## BEGIN INFORMATION SUPPLIED
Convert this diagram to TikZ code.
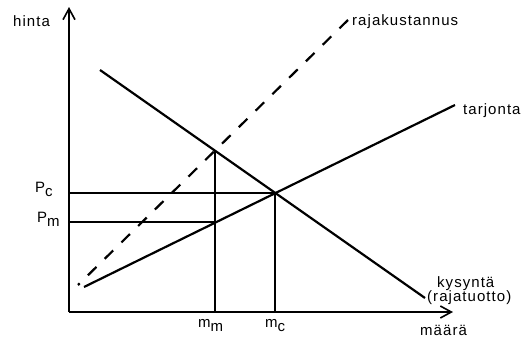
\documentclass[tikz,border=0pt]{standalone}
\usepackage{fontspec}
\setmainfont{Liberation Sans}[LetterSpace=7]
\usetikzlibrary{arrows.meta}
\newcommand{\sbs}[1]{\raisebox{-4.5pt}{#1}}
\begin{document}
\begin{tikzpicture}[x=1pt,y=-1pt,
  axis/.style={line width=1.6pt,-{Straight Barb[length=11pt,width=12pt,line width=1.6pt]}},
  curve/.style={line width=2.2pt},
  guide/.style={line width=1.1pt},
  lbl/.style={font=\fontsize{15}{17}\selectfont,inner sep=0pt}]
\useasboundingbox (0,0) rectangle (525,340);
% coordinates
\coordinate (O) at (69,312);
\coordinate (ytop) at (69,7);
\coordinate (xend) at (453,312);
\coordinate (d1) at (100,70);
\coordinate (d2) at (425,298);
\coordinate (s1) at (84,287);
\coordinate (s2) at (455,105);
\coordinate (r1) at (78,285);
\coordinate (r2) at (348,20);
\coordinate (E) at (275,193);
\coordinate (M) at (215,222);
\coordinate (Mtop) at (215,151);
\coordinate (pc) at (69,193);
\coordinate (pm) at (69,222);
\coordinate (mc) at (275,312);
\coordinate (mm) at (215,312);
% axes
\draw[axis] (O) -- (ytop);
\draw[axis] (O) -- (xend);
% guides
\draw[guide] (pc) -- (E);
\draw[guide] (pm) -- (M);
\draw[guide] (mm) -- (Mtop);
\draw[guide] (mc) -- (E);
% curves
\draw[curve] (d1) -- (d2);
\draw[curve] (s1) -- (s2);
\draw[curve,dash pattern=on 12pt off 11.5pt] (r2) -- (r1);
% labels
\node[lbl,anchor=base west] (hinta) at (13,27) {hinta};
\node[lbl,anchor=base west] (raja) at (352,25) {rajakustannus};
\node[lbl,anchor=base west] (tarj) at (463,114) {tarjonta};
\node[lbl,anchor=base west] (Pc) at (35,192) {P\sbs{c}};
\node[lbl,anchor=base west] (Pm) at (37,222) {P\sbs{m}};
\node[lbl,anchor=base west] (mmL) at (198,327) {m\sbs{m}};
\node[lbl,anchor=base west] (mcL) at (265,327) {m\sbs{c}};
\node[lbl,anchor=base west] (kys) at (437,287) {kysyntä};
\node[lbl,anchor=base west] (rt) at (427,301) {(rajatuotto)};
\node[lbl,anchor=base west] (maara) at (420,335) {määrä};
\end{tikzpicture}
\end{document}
## END INFORMATION SUPPLIED
**DIRECTIONS FOR THIS TASK:** Please write out all the data again word for word, but not the pictures.

**OUTPUT:**
Convert this diagram to TikZ code.
\documentclass[tikz,border=0pt]{standalone}
\usepackage{fontspec}
\setmainfont{Liberation Sans}[LetterSpace=7]
\usetikzlibrary{arrows.meta}
\newcommand{\sbs}[1]{\raisebox{-4.5pt}{#1}}
\begin{document}
\begin{tikzpicture}[x=1pt,y=-1pt,
  axis/.style={line width=1.6pt,-{Straight Barb[length=11pt,width=12pt,line width=1.6pt]}},
  curve/.style={line width=2.2pt},
  guide/.style={line width=1.1pt},
  lbl/.style={font=\fontsize{15}{17}\selectfont,inner sep=0pt}]
\useasboundingbox (0,0) rectangle (525,340);
% coordinates
\coordinate (O) at (69,312);
\coordinate (ytop) at (69,7);
\coordinate (xend) at (453,312);
\coordinate (d1) at (100,70);
\coordinate (d2) at (425,298);
\coordinate (s1) at (84,287);
\coordinate (s2) at (455,105);
\coordinate (r1) at (78,285);
\coordinate (r2) at (348,20);
\coordinate (E) at (275,193);
\coordinate (M) at (215,222);
\coordinate (Mtop) at (215,151);
\coordinate (pc) at (69,193);
\coordinate (pm) at (69,222);
\coordinate (mc) at (275,312);
\coordinate (mm) at (215,312);
% axes
\draw[axis] (O) -- (ytop);
\draw[axis] (O) -- (xend);
% guides
\draw[guide] (pc) -- (E);
\draw[guide] (pm) -- (M);
\draw[guide] (mm) -- (Mtop);
\draw[guide] (mc) -- (E);
% curves
\draw[curve] (d1) -- (d2);
\draw[curve] (s1) -- (s2);
\draw[curve,dash pattern=on 12pt off 11.5pt] (r2) -- (r1);
% labels
\node[lbl,anchor=base west] (hinta) at (13,27) {hinta};
\node[lbl,anchor=base west] (raja) at (352,25) {rajakustannus};
\node[lbl,anchor=base west] (tarj) at (463,114) {tarjonta};
\node[lbl,anchor=base west] (Pc) at (35,192) {P\sbs{c}};
\node[lbl,anchor=base west] (Pm) at (37,222) {P\sbs{m}};
\node[lbl,anchor=base west] (mmL) at (198,327) {m\sbs{m}};
\node[lbl,anchor=base west] (mcL) at (265,327) {m\sbs{c}};
\node[lbl,anchor=base west] (kys) at (437,287) {kysyntä};
\node[lbl,anchor=base west] (rt) at (427,301) {(rajatuotto)};
\node[lbl,anchor=base west] (maara) at (420,335) {määrä};
\end{tikzpicture}
\end{document}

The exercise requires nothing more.